Artificial intelligence, advanced robotics, healthcare research, pharmaceuticals and cybersecurity all require far more processing capacity than today’s systems can easily deliver. 

The question now facing the technology sector is whether traditional computing can keep up. 

Enter quantum computing 

That is where quantum computing enters the conversation. 

Unlike conventional computers, which process information using binary switches that represent ones and zeros, quantum computers exploit the unusual behaviour of particles at the atomic scale. 

Reilly describes them as a fundamentally different type of machine. 

“So a quantum computer is a wave computer,” he said. 

Instead of processing information through simple on-off switches, quantum systems can use wave-like properties of particles to process many possible outcomes simultaneously. 

Those waves can interact in complex ways, reinforcing correct solutions while cancelling out incorrect ones. In theory, this allows quantum systems to tackle certain types of problems dramatically faster than classical computers. 

What it could mean for finance 

The concept may sound abstract, but its potential applications are significant. 

Quantum computers are expected to transform areas such as materials science, chemical modelling and pharmaceutical development.  

They could also help solve complex optimisation problems in logistics, finance and risk management. 

For financial institutions in particular, the technology could offer new tools for detecting fraud, analysing market behaviour and optimising portfolios. 

But the shift will not happen overnight. 

“One message to take away is that quantum is not going to suddenly solve all of your problems,” Reilly said. 

Instead, he said quantum systems will likely complement existing computing technologies as part of a broader and more diverse computing ecosystem. 

Why data centres may soon “go cold” 

One key change already emerging is how computing systems are physically designed. 

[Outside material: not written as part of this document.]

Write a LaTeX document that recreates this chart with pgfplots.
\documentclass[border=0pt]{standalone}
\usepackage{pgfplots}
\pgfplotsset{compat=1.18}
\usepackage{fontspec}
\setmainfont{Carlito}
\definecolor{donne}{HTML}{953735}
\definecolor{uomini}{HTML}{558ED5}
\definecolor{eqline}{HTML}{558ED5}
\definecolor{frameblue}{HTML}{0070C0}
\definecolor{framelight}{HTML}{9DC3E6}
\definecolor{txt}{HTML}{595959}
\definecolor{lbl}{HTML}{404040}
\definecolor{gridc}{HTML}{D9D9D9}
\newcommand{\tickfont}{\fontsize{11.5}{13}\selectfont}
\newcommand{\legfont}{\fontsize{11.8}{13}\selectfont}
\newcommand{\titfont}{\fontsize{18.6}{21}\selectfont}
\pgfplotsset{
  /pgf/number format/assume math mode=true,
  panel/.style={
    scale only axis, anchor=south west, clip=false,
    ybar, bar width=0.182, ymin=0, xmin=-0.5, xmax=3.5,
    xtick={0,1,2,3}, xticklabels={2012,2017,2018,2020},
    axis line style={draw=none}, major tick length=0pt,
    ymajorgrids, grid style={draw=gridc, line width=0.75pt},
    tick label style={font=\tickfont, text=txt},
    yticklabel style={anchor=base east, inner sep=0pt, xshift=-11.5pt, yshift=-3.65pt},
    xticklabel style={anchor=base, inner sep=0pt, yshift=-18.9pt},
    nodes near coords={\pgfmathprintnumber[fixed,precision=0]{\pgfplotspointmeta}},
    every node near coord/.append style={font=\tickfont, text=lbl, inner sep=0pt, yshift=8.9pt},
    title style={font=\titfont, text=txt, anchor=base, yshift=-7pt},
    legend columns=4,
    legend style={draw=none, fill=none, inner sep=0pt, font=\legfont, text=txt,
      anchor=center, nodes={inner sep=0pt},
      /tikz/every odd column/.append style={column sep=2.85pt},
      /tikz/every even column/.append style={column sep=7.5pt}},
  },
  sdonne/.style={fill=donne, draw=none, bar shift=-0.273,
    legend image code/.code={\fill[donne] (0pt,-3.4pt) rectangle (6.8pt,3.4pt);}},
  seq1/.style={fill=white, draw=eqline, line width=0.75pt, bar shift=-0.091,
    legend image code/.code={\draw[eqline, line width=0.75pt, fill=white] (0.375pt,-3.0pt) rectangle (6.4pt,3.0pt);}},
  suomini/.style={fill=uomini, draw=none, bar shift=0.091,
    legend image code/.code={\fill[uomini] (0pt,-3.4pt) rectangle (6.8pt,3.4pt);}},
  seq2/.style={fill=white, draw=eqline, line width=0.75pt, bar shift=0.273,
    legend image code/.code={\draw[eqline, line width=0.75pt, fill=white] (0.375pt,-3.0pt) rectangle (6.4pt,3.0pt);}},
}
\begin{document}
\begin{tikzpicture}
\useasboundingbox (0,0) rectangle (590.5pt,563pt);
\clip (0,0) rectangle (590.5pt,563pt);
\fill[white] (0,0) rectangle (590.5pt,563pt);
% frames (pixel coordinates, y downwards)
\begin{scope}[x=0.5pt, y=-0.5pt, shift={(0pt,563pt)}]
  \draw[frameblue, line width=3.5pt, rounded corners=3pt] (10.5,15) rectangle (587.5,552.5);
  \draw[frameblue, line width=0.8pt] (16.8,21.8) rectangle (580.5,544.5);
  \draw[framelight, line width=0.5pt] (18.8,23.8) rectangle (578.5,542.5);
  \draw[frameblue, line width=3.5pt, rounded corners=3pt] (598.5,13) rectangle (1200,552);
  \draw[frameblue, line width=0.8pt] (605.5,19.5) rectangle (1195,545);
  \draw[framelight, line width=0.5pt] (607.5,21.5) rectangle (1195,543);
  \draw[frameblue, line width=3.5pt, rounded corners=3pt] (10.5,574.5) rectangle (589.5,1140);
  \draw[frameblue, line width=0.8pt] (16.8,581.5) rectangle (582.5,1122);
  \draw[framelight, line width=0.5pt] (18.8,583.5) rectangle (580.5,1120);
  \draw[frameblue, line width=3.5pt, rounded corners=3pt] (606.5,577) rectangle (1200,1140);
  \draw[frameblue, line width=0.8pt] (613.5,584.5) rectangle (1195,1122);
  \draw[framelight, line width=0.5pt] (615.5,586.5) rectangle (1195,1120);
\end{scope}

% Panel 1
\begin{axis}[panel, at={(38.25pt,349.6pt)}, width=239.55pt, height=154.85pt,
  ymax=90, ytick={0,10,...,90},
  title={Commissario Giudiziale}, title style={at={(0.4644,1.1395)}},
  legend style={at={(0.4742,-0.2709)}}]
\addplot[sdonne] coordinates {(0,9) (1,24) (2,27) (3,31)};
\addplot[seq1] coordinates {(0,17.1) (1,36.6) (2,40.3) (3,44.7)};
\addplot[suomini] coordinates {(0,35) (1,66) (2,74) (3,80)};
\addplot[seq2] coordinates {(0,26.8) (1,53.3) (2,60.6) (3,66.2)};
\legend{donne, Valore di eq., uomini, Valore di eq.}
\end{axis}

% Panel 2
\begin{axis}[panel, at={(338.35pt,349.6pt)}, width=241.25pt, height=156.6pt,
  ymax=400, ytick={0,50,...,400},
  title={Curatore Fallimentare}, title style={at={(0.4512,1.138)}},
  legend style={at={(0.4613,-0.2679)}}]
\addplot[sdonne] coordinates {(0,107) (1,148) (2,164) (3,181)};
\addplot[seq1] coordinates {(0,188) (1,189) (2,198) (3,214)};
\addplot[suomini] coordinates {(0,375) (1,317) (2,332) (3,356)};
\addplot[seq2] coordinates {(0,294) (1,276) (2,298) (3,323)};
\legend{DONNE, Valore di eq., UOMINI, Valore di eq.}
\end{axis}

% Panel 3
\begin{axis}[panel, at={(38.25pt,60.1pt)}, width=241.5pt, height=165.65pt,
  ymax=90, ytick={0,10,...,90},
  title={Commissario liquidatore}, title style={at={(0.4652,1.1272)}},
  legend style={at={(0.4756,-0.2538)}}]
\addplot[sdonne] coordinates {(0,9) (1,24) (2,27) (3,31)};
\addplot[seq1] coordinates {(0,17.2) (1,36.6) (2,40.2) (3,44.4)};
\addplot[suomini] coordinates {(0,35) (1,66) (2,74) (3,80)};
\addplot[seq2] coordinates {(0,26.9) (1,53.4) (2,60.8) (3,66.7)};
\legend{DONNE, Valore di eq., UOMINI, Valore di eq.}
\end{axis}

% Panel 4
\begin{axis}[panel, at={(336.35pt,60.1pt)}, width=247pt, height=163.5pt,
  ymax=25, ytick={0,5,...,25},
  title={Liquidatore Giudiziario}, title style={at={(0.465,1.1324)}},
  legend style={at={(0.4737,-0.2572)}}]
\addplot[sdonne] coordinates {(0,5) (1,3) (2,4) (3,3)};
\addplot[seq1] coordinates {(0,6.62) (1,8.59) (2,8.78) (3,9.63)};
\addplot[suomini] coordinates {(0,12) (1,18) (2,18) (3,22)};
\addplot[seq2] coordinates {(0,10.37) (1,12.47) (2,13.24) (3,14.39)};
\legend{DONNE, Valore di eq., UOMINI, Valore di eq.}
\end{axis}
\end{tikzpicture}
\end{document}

Many next-generation technologies, including quantum processors, operate far more efficiently at extremely low temperatures. As a result, future data centres may rely heavily on cryogenic cooling systems to manage heat and energy consumption. 

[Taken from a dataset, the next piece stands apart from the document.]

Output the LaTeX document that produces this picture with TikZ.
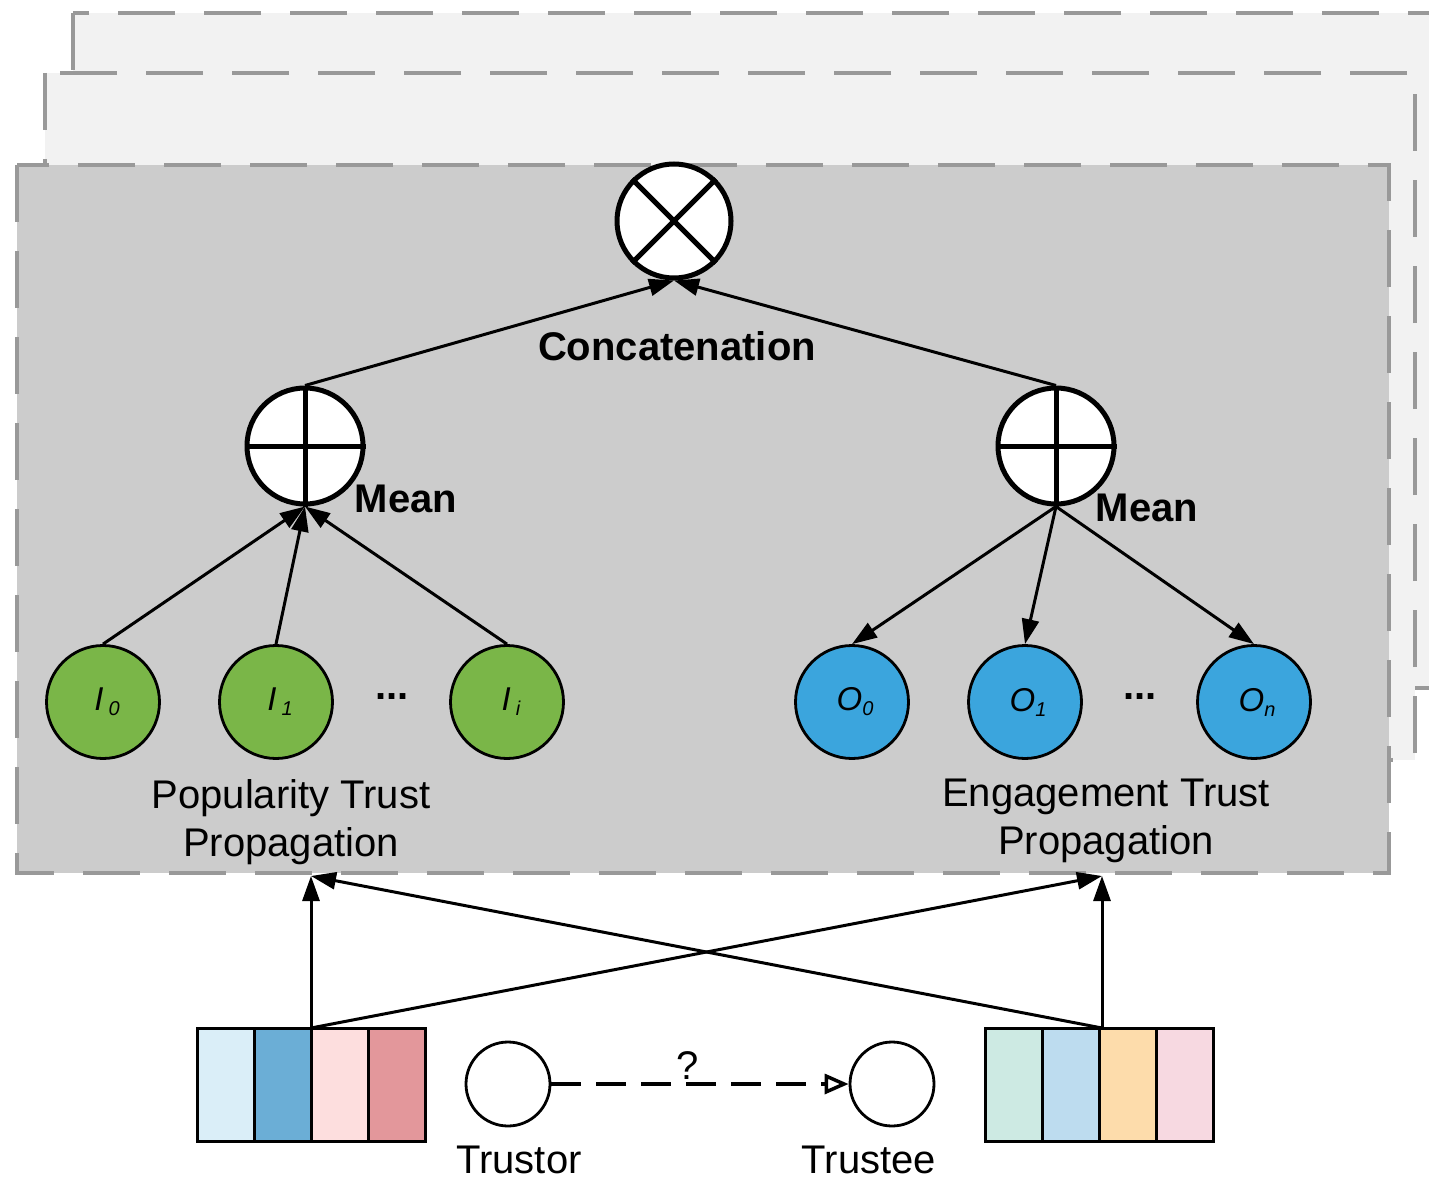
\documentclass[tikz,border=0pt]{standalone}
\usepackage{fontspec}
\setmainfont{Liberation Sans}
\usetikzlibrary{arrows.meta}

\definecolor{panelline}{HTML}{999999}
\definecolor{panelback}{HTML}{F2F2F2}
\definecolor{panelfront}{HTML}{CCCCCC}
\definecolor{leafgreen}{HTML}{7AB648}
\definecolor{leafblue}{HTML}{3BA5DD}
\definecolor{cellA}{HTML}{DAEEF8}
\definecolor{cellB}{HTML}{6BAED6}
\definecolor{cellC}{HTML}{FDDEDE}
\definecolor{cellD}{HTML}{E3979B}
\definecolor{cellE}{HTML}{CDEAE3}
\definecolor{cellF}{HTML}{BDDCEF}
\definecolor{cellG}{HTML}{FDDCAB}
\definecolor{cellH}{HTML}{F7D9E1}

% italic symbol with a lowered index
\newcommand{\leaflabel}[3]{{\fontsize{33}{33}\selectfont\itshape #1\hspace{#3}\raisebox{-5pt}{\fontsize{20}{20}\selectfont #2}}}

\begin{document}
\begin{tikzpicture}[x=1pt,y=-1pt,
  panel/.style={draw=panelline, line width=4pt, dash pattern=on 57pt off 29pt},
  opnode/.style={circle, draw, line width=5pt, fill=white, inner sep=0pt, minimum size=114pt},
  leaf/.style={circle, draw, line width=2.8pt, inner sep=0pt, minimum size=113pt},
  userdot/.style={circle, draw, line width=2.8pt, fill=white, inner sep=0pt, minimum size=84pt},
  cell/.style={draw, line width=3pt, inner sep=0pt, outer sep=0pt, minimum width=57pt, minimum height=113pt},
  arr/.style={-{Triangle[length=25pt,width=17pt]}, line width=3pt},
  txt/.style={font=\fontsize{40}{48}\selectfont, align=center, inner sep=0pt},
  boldtxt/.style={font=\fontsize{40}{48}\selectfont\bfseries, inner sep=0pt},
  dotstxt/.style={font=\fontsize{40}{48}\selectfont\bfseries, inner sep=0pt, anchor=base}
]
\useasboundingbox (0,0) rectangle (1429,1182);

% stacked layers
\begin{scope}
  \clip (0,0) rectangle (1429,1182);
  \draw[panel, fill=panelback] (73,13) rectangle (1470,688);
\end{scope}
\draw[panel, fill=panelback] (45,73) rectangle (1415,760);
\draw[panel, fill=panelfront] (17,165) rectangle (1389,873);

% operators
\node[opnode] (cat) at (674,221) {};
\draw[line width=5pt] (cat.north east) -- (cat.south west) (cat.north west) -- (cat.south east);
\node[opnode, minimum size=116pt] (pmean) at (305,446) {};
\draw[line width=5pt] (pmean.north) -- (pmean.south) (pmean.west) -- (pmean.east);
\node[opnode, minimum size=116pt] (emean) at (1056,446) {};
\draw[line width=5pt] (emean.north) -- (emean.south) (emean.west) -- (emean.east);

\node[boldtxt] (catlbl) at (677,346) {Concatenation};
\node[boldtxt] (pmlbl) at (406,499) {Mean};
\node[boldtxt] (emlbl) at (1147,508) {Mean};

% propagation nodes
\node[leaf, fill=leafgreen] (i0) at (103,702) {\hspace{8pt}\leaflabel{I}{0}{5pt}};
\node[leaf, fill=leafgreen] (i1) at (276,702) {\hspace{8pt}\leaflabel{I}{1}{5pt}};
\node[leaf, fill=leafgreen] (ii) at (507,702) {\hspace{8pt}\leaflabel{I}{i}{5pt}};
\node[dotstxt] (pdots) at (392,699) {...};
\node[leaf, fill=leafblue] (o0) at (852,702) {\hspace{6pt}\leaflabel{O}{0}{0pt}};
\node[leaf, fill=leafblue] (o1) at (1025,702) {\hspace{6pt}\leaflabel{O}{1}{0pt}};
\node[leaf, fill=leafblue] (on) at (1254,702) {\hspace{6pt}\leaflabel{O}{n}{0pt}};
\node[dotstxt] (edots) at (1140,699) {...};

\node[txt] (plbl) at (291,822) {Popularity Trust\\Propagation};
\node[txt] (elbl) at (1106,821) {Engagement Trust\\Propagation};

% aggregation edges
\draw[arr] (i0.north) -- (pmean.south);
\draw[arr] (i1.north) -- (pmean.south);
\draw[arr] (ii.north) -- (pmean.south);
\draw[arr] (emean.south) -- (o0.north);
\draw[arr] (emean.south) -- (o1.north);
\draw[arr] (emean.south) -- (on.north);
\draw[arr] (pmean.north) -- (cat.south);
\draw[arr] (emean.north) -- (cat.south);

% embedding vectors
\node[cell, fill=cellA] (l1) at (225.5,1084.5) {};
\node[cell, fill=cellB] (l2) at (282.5,1084.5) {};
\node[cell, fill=cellC] (l3) at (339.5,1084.5) {};
\node[cell, fill=cellD] (l4) at (396.5,1084.5) {};
\node[cell, fill=cellE] (r1) at (1013.5,1084.5) {};
\node[cell, fill=cellF] (r2) at (1070.5,1084.5) {};
\node[cell, fill=cellG] (r3) at (1127.5,1084.5) {};
\node[cell, fill=cellH] (r4) at (1184.5,1084.5) {};

\coordinate (pin) at (311,876);
\coordinate (ein) at (1102,876);
\coordinate (lvec) at (311,1028);
\coordinate (rvec) at (1102,1028);
\draw[arr] (lvec) -- (pin);
\draw[arr] (lvec) -- (ein);
\draw[arr] (rvec) -- (ein);
\draw[arr] (rvec) -- (pin);

% trust pair
\node[userdot] (tor) at (508,1084) {};
\node[userdot] (tee) at (892,1084) {};
\draw[line width=3.5pt, dash pattern=on 30pt off 15pt,
  -{Triangle[open, length=24pt, width=20pt, fill=white]}] (tor) -- (tee);
\node[txt] (qm) at (688,1066) {?};
\node[txt] (torlbl) at (519,1160) {Trustor};
\node[txt] (teelbl) at (869,1160) {Trustee};
\end{tikzpicture}
\end{document}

Reilly believes that the shift will gradually reshape the computing industry. 

“Over the next five years, you’re going to see data centres go cold,” he said. 

“And as that happens, they almost drag with them new compute paradigms.” 

Emergence Quantum, the company he co-founded, is focused on developing technologies to support that transition, including cryogenic electronics and integrated hardware platforms designed for quantum computing and energy-efficient systems. 

A new technological era 

For investors and businesses, the technology remains in its early stages. But the scale of global interest is growing rapidly. 

Governments, research institutions and technology companies are investing heavily in quantum research, betting it could become a foundational technology for the next generation of computing. 

For Reilly, the moment feels similar to earlier technological turning points. 

In the 19th century, new discoveries in thermodynamics helped drive the development of steam engines and the Industrial Revolution. In the 20th century, advances in electromagnetism led to radio, television and eventually the internet. 

Quantum physics, he suggests, could represent the next chapter in that story. 

“Today we have, as a society, in our hands new physics that we’re just beginning to figure out what to do with,” Reilly said. 

“But I think it’s an exciting time to be alive and watch what happens over the coming decades.”